You could manually transcribe your podcast, but why do that when there are tools like Deciphr AI that can do it for you? Deciphr AI provides transcription service that's accurate, fast, and easy to use. Just upload your podcast audio, and voila, you've got your subtitles ready to go. It can even help you create everything from captions and summaries to quotes and even full-length articles.

Supers

Supers are those nifty text overlays that pop up during videos. These are great for emphasizing key points or introducing new sections. A study published in Sage Journals found that video supers can be effective in enhancing the communication of the message in the video. Leverage on this.

Use a video editing tool (we mentioned a few earlier) and play around with fonts, colors, and animations. Remember, the goal is to enhance, not distract. So, keep it simple and in line with your podcast's style.
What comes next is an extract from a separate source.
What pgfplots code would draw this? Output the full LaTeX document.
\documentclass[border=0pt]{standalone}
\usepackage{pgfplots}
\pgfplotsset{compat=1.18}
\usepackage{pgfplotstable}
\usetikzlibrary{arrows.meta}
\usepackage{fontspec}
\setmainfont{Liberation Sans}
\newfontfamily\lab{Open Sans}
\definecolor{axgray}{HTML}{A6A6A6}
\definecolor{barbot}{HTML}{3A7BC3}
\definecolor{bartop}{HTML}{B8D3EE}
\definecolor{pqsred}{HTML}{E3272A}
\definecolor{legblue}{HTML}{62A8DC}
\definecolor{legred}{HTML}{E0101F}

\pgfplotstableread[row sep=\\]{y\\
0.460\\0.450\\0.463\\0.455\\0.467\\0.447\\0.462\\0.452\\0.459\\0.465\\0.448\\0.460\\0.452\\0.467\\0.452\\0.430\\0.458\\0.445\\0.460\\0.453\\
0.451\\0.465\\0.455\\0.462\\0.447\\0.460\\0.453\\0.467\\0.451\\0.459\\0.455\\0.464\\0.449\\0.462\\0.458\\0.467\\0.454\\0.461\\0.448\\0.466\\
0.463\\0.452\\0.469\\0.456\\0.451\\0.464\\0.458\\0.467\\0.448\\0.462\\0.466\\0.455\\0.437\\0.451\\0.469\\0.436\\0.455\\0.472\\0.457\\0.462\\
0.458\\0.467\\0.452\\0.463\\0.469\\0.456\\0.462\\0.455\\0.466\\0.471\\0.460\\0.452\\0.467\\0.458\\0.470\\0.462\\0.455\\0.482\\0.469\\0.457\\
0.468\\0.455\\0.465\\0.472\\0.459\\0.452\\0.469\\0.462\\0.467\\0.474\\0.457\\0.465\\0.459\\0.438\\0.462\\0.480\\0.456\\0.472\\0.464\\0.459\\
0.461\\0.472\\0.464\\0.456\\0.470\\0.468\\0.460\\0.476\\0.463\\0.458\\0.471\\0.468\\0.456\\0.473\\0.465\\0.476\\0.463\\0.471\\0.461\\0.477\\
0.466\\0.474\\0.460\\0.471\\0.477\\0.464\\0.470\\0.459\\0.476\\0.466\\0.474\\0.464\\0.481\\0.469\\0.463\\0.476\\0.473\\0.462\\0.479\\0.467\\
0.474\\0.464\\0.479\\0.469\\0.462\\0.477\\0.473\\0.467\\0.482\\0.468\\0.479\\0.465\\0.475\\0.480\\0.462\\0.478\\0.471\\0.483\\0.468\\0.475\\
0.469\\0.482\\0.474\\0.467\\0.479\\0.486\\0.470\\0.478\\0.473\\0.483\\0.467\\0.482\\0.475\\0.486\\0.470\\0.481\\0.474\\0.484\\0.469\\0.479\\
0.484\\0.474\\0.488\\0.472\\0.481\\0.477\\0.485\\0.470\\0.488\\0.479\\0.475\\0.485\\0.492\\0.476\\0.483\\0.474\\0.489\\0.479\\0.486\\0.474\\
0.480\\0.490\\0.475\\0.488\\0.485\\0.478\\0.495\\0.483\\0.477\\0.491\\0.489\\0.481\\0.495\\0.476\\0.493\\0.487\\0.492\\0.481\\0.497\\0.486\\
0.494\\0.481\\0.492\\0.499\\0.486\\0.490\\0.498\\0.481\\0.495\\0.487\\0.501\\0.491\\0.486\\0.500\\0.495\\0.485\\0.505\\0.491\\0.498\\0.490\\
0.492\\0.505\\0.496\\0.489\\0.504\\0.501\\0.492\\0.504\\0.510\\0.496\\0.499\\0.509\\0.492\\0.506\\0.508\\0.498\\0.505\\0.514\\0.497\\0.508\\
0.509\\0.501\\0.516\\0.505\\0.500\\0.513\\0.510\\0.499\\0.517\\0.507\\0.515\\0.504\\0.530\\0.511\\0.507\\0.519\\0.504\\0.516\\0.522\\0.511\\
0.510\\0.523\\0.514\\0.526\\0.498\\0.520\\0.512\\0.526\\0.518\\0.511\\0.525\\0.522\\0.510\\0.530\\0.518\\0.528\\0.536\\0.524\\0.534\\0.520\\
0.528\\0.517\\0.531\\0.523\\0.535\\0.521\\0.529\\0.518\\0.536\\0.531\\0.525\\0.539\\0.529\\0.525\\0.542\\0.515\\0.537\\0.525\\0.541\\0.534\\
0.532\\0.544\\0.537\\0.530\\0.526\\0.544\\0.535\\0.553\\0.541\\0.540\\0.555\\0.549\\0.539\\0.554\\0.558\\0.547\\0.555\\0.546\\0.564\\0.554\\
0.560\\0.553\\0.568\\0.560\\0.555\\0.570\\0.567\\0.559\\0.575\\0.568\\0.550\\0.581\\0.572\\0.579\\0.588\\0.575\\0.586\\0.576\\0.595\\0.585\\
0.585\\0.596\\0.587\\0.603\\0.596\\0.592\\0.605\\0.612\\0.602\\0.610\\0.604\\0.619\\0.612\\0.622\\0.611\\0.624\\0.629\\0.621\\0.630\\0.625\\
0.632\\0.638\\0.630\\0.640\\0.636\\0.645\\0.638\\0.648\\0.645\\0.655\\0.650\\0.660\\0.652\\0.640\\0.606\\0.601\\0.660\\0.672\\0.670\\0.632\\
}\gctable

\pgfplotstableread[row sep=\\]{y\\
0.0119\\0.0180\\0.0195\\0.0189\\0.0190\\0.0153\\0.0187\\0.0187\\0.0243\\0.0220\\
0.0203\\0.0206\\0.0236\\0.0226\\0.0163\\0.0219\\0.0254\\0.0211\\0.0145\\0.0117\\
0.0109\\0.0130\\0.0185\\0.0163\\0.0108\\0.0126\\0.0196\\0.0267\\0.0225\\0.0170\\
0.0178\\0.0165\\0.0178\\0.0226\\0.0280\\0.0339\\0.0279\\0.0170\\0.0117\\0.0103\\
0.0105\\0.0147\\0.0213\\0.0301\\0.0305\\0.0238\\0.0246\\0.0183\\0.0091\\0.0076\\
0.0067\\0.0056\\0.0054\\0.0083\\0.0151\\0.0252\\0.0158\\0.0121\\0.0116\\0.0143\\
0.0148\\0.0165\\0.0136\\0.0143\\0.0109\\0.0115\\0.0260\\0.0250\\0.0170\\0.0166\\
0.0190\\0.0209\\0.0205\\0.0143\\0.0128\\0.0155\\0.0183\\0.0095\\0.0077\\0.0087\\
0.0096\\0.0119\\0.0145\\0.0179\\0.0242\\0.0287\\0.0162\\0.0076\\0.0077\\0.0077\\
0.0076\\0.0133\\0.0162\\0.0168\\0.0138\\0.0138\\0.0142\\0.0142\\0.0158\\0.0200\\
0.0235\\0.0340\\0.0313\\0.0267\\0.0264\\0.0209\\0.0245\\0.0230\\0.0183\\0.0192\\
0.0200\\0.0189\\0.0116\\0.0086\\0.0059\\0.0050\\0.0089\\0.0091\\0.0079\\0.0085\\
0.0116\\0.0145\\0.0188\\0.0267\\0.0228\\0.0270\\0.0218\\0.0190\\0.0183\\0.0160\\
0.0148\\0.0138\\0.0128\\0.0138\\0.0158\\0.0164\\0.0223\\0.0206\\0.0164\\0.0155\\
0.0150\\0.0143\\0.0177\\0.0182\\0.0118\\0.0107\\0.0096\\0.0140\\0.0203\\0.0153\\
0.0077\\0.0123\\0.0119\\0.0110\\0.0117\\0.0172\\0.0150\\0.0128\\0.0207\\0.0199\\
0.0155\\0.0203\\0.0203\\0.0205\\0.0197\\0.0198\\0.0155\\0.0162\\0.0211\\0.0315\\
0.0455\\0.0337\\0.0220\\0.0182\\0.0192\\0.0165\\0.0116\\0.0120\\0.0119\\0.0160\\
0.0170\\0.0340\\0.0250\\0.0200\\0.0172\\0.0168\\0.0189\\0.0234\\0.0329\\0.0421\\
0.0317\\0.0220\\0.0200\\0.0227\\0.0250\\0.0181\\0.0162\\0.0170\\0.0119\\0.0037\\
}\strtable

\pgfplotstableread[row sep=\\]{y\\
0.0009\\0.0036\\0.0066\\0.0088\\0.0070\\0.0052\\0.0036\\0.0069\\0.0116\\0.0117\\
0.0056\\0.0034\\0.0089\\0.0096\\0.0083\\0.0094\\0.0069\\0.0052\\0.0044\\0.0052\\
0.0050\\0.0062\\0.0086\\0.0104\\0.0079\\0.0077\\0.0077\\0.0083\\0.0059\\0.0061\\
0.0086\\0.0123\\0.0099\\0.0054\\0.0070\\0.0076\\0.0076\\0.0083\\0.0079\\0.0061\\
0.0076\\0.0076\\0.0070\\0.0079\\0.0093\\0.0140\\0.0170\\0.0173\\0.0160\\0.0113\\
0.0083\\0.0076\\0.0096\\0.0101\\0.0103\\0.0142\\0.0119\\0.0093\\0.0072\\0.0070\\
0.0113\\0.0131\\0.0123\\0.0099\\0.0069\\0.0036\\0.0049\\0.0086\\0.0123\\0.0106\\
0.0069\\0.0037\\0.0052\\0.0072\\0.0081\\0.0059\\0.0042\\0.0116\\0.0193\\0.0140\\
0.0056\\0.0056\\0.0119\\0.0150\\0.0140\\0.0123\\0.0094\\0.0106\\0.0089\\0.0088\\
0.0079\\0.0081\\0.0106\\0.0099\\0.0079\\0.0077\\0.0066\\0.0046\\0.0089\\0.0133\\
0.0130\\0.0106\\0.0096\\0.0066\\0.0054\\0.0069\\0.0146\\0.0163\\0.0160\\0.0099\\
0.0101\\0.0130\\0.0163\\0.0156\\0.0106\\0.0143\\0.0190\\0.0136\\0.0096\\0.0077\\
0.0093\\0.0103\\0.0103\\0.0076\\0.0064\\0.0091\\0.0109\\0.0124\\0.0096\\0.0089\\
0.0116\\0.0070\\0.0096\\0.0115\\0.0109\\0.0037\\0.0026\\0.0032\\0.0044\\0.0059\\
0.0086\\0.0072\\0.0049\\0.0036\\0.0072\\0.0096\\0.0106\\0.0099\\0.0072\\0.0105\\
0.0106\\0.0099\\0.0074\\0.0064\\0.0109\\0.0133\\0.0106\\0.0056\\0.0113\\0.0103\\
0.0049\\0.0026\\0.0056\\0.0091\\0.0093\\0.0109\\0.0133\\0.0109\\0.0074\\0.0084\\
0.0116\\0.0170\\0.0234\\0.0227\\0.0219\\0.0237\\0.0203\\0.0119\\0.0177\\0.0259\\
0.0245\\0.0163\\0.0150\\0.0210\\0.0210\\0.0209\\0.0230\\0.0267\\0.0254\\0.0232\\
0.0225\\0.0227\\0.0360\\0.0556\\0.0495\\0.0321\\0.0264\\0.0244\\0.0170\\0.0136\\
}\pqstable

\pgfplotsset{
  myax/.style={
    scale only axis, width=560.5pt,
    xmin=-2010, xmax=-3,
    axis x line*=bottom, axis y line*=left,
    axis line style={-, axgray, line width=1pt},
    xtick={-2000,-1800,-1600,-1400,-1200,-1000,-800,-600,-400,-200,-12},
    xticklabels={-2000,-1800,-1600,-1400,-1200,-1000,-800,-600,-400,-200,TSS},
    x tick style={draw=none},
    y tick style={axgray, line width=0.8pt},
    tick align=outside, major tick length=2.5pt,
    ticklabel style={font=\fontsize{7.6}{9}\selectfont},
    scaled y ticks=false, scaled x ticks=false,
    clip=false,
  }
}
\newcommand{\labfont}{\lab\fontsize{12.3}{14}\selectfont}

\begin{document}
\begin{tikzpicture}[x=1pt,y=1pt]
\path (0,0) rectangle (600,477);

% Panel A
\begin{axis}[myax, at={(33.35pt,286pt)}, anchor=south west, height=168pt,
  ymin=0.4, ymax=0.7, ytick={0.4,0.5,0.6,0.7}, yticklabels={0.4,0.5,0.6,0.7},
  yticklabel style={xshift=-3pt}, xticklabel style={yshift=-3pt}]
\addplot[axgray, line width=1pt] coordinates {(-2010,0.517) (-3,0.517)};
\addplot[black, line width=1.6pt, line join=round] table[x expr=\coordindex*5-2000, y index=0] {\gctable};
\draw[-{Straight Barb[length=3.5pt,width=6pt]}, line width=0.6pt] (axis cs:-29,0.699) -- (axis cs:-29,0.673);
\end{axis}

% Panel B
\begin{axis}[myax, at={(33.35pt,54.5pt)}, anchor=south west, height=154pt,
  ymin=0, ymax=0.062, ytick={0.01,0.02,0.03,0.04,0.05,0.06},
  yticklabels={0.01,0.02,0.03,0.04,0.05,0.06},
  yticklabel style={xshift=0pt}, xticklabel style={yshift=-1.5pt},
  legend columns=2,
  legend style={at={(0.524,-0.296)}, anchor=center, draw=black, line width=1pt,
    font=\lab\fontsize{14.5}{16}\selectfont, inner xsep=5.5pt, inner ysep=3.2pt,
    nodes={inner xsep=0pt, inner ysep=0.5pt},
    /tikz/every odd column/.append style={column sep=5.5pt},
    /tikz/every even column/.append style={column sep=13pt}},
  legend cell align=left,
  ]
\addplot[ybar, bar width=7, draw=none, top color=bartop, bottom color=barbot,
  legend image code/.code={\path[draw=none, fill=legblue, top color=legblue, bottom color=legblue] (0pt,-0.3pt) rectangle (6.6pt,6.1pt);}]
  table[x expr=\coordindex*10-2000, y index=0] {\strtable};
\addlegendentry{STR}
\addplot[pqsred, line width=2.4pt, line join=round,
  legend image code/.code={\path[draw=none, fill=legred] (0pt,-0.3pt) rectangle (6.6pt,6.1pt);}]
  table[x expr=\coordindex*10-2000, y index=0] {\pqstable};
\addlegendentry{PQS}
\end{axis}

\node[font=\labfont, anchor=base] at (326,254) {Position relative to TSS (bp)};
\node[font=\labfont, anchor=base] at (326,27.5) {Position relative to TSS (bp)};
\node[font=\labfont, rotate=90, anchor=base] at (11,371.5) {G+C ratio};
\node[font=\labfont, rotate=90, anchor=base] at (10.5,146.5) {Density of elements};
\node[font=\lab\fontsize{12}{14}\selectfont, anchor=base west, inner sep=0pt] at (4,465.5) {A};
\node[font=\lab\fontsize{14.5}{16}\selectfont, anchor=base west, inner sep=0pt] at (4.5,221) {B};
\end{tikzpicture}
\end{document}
Text-based content might seem basic, but when done right, it can significantly boost the engagement and clarity of your podcast videos. 

Wrapping Up

And there you have it. You're not just dabbling in podcasts anymore, you're well-equipped to expand to video now, too. Consider what you learned as a launchpad to stock footage use, audio spectrums, data visualization, and text-based content. Now, it's time to apply what you learned and take action.

Remember, podcasting isn't just about the audio. It's about creating a full sensory experience for your audience. And with these tricks and tips in your arsenal, you're well on your way to doing just that.